Fri Jun 14 12:25:10 PDT 2024

https://github.com/Max191 requested changes to this pull request.

Thanks for working on adding these ops upstream, and with more options on kernel size/input tile size than what we have in IREE! Just some higher level op semantics comments for now.

The main difference I see between this implementation and the IREE implementation is that the dimensionality of the transforms are different. In this implementation, the 4D input tensor is transformed into another 4D transformed tensor, while in the IREE implementation, a 6D input tensor is produced. The extra dimensionality comes from having `(alpha)x(alpha)` dimensions expanded from the `H` and `W` dimensions. In other words, with an `NHWC` layout, the IREE input transform would produce `tensor<TxTxNxceil(H/T)xceil(W/T)xC>`.

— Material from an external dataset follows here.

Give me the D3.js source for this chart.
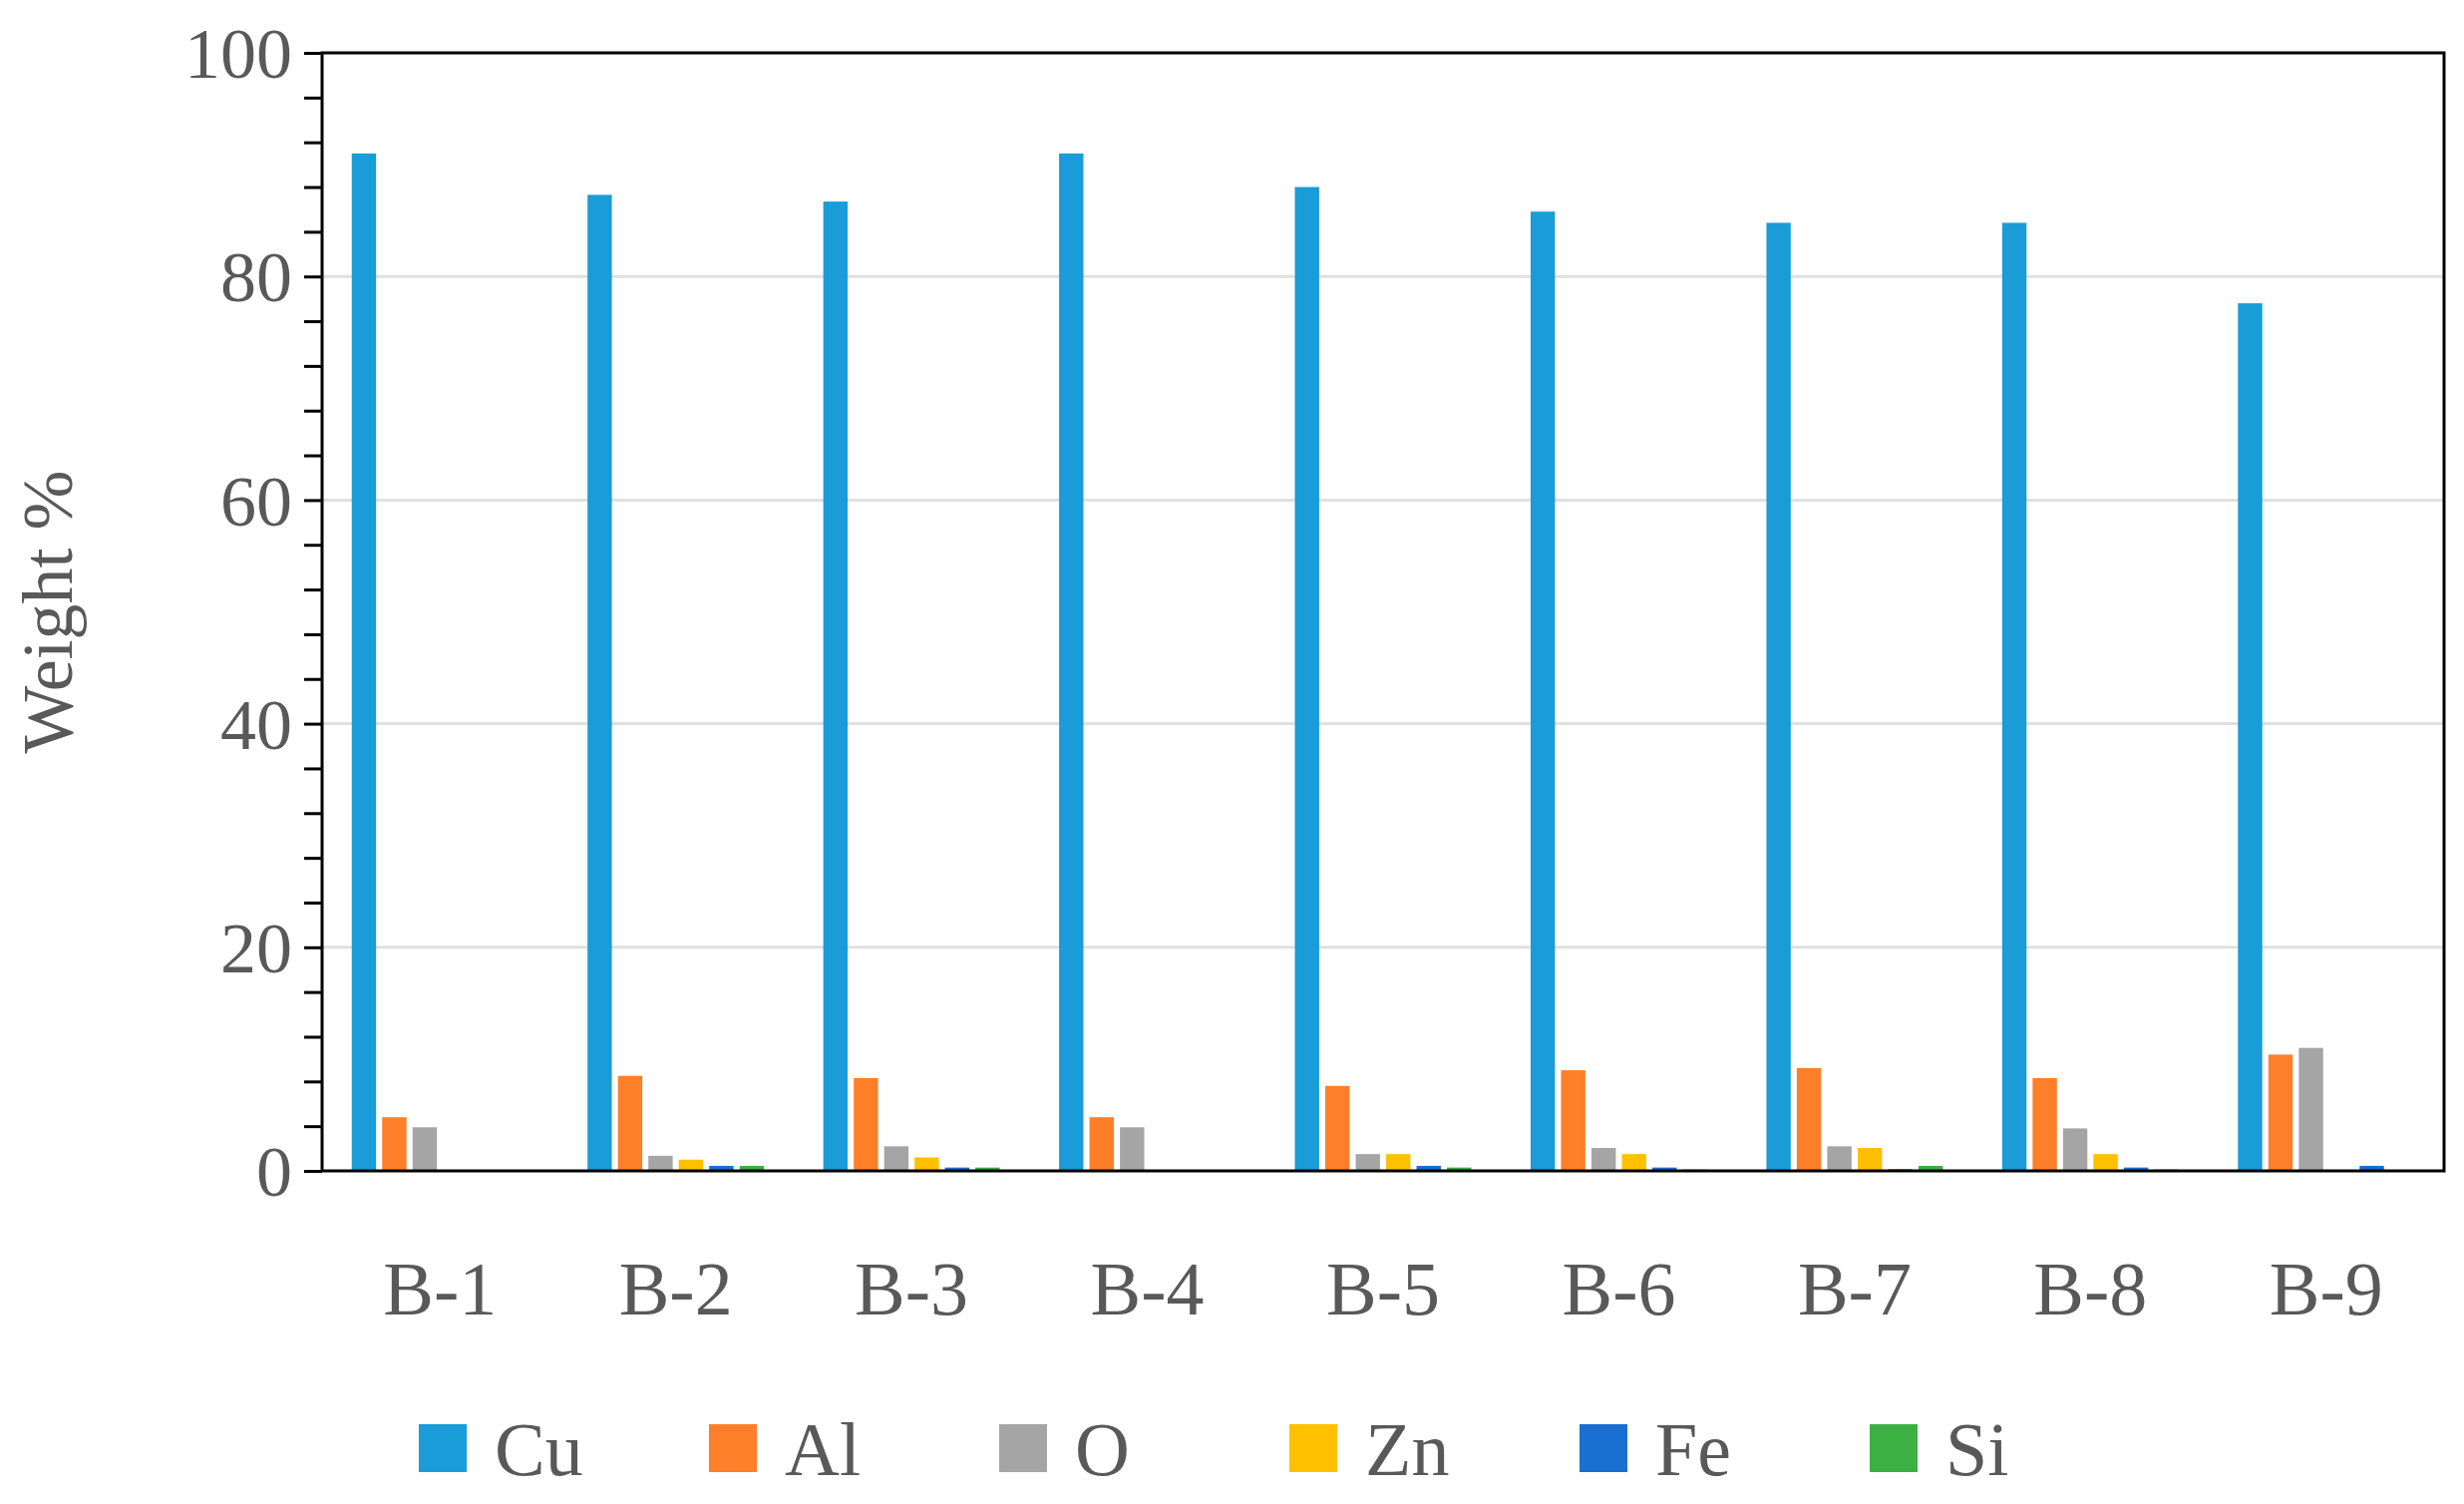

This extra dimensionality is very useful for tiling, since the iteration space is actually over the innermost of those 6 dimensions. Trying to implement a tiled implementation where some of those dimensions are collapsed is tricky.

I would suggest reworking the op semantics a bit to allow for this extra dimensionality. Then, the tiled implementation from IREE should also just drop right in here. Also, another benefit of having separate input tile dimensions is that the input tile dimensions can be innermost if desired. This can potentially provide performance benefits from having continuous accesses in the winograd ops. We have experimentally tried this in IREE, but have not merged the change yet.

The other difference I notice, is that there is no implicit padding on the input transform. This means that for shapes that are unaligned with the input tiles, the input transform will not capture the last partial tile of the input tensor. Instead the input transform should extract the last partial tile, and pad the slice with zeros to the input tile size (alpha).

The last comment is that the implementation here has explicit I64Attrs for the output height and width. This should not be necessary if the ops have padding semantics as suggested above, since there is no need to know the output shape for the input or filter transform in that case. Having this attribute means that the op is restricted to static image sizes only (making this an operand could allow some dynamic support, but it is better not to rely on having these sizes since it is not necessary).

https://github.com/llvm/llvm-project/pull/94470